Martin Lloyd-Evans, in this new Opera Holland Park staging, has pulled off quite a balancing act. He’s left all the analyzable stuff well alone, and concentrates on the increasingly surreal humour of the plot, based around the tired marriage of Gabriel and Rosalinde von Eisenstein and Falke’s game of revenge on Gabriel that left Falke stranded mid-city dead drunk and dressed as a bat, bringing in their wake mistaken identities and some gender ambiguity.

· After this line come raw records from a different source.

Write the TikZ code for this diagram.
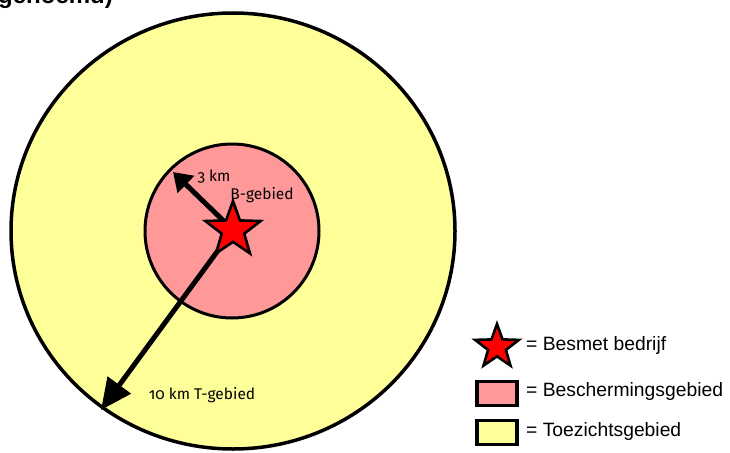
\documentclass[tikz,border=0pt]{standalone}
\usepackage{fontspec}
\setmainfont{Liberation Sans}
\newfontfamily\kaartfont[Numbers=OldStyle]{Fira Sans}
\usetikzlibrary{arrows.meta,shapes.geometric}

\definecolor{toezicht}{HTML}{FFFF99}
\definecolor{bescherming}{HTML}{FF9999}
\tikzset{
  besmet/.style={star,star points=5,star point ratio=2.45,draw=black,fill=red,line width=2.6pt,inner sep=0pt},
  vak/.style={draw=black,line width=3.2pt,minimum width=40pt,minimum height=24pt,inner sep=0pt},
  uitleg/.style={anchor=west,inner sep=0pt,font=\fontsize{19.3}{21}\selectfont},
  kaart/.style={inner sep=0pt,font=\kaartfont\fontsize{15.5}{17}\selectfont},
  straal/.style={line width=5pt}
}

\begin{document}
\begin{tikzpicture}[x=1pt,y=-1pt]
\useasboundingbox (0,0) rectangle (730,452);
\clip (0,0) rectangle (730,452);
\node[anchor=base west,inner sep=0pt,font=\bfseries\fontsize{24}{26}\selectfont] (kop) at (-2,4) {genoemd)};
\draw[fill=toezicht,line width=3.5pt] (233,231) ellipse [x radius=222,y radius=218];
\draw[fill=bescherming,line width=3pt] (232,231) circle [radius=87];
\coordinate (bedrijf) at (233,230);
\coordinate (rand3) at (173,172);
\coordinate (rand10) at (101,410);
\draw[straal,-{Triangle[length=18pt,width=23pt]}] (bedrijf) -- (rand3);
\draw[straal,-{Triangle[length=31pt,width=28pt]}] (bedrijf) -- (rand10);
\node[besmet,minimum size=58pt] (ster) at (bedrijf) {};
\node[kaart] (km3) at (214,177) {3 km};
\node[kaart] (bgebied) at (262,195) {B-gebied};
\node[kaart] (tgebied) at (202,395) {10 km T-gebied};
\node[besmet,minimum size=46pt] (lster) at (497,347) {};
\node[vak,fill=bescherming] (lroze) at (497,393.5) {};
\node[vak,fill=toezicht] (lgeel) at (497,432.5) {};
\node[uitleg] (tster) at (526,346) {= Besmet bedrijf};
\node[uitleg] (troze) at (526,392) {= Beschermingsgebied};
\node[uitleg] (tgeel) at (526,432) {= Toezichtsgebied};
\end{tikzpicture}
\end{document}
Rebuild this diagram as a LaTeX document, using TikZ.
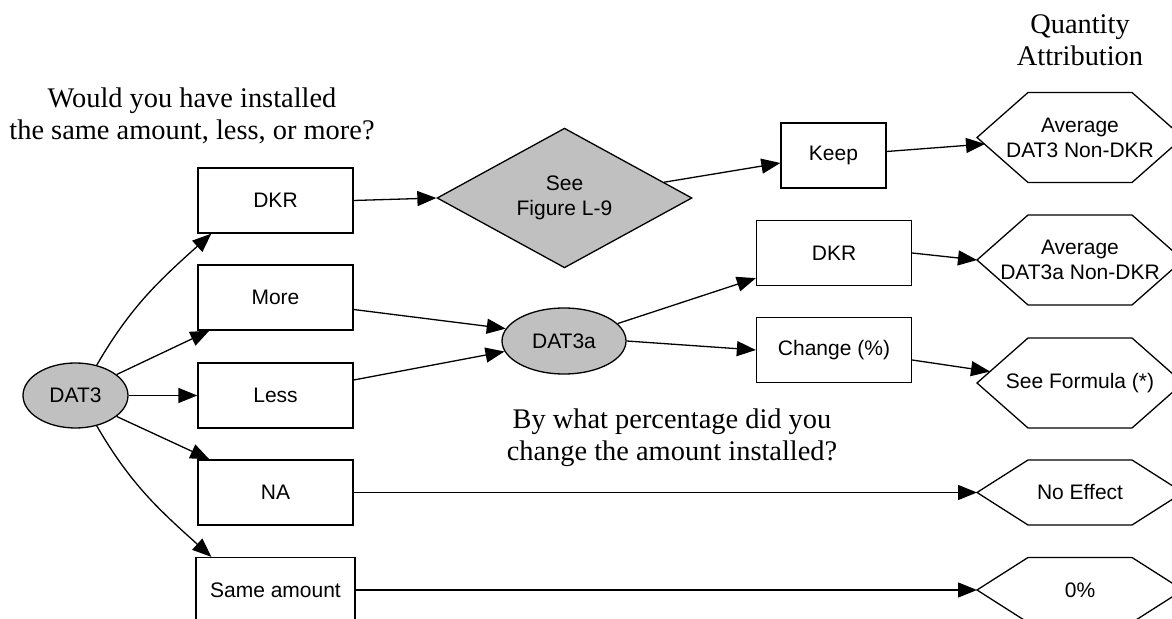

The nonsense works if you don’t think about it. Lloyd-Evans has moved the action from decadent 1870s’ Vienna to the brittle Art Deco of London in the 1930s, and very handsome it looks, in takis’s set designs. It’s an odd move to place the Eisensteins’ glamorous boudoir of the first Act to one side of the stage, leaving the other side unused, since it marginalises a good quarter of the audience. Prince Orlovsky’s party in Act Two, however, takes up the whole stage and looks sumptuous, although its removal during a “short pause” of about twenty minutes adds nothing to our expectations of the weak third Act.
The spoken dialogue, especially in Act One, was fitfully audible, rendering the move from speech into music clumsy, but the balance in Act Two was much more secure, with some sparky results. Die Fledermaus can’t avoid seeming arch and pleased with itself. Lloyd-Evans’s tight direction goes with the flow, and some overplayed slapstick and pratfalls apart, it’s all pretty vivacious.
The Chorus was magnificent in the party scene, one of the most lavishly costumed things I’ve seen at Holland Park, with singing, acting and dancing tightly directed and full of detail, including a climactic mass striptease in the ‘Champagne’ aria. From the Overture onwards it was clear how well-suited John Rigby’s conducting was for this quintessentially Viennese score, complemented by some idiomatic and lilting playing from the City of London Sinfonia.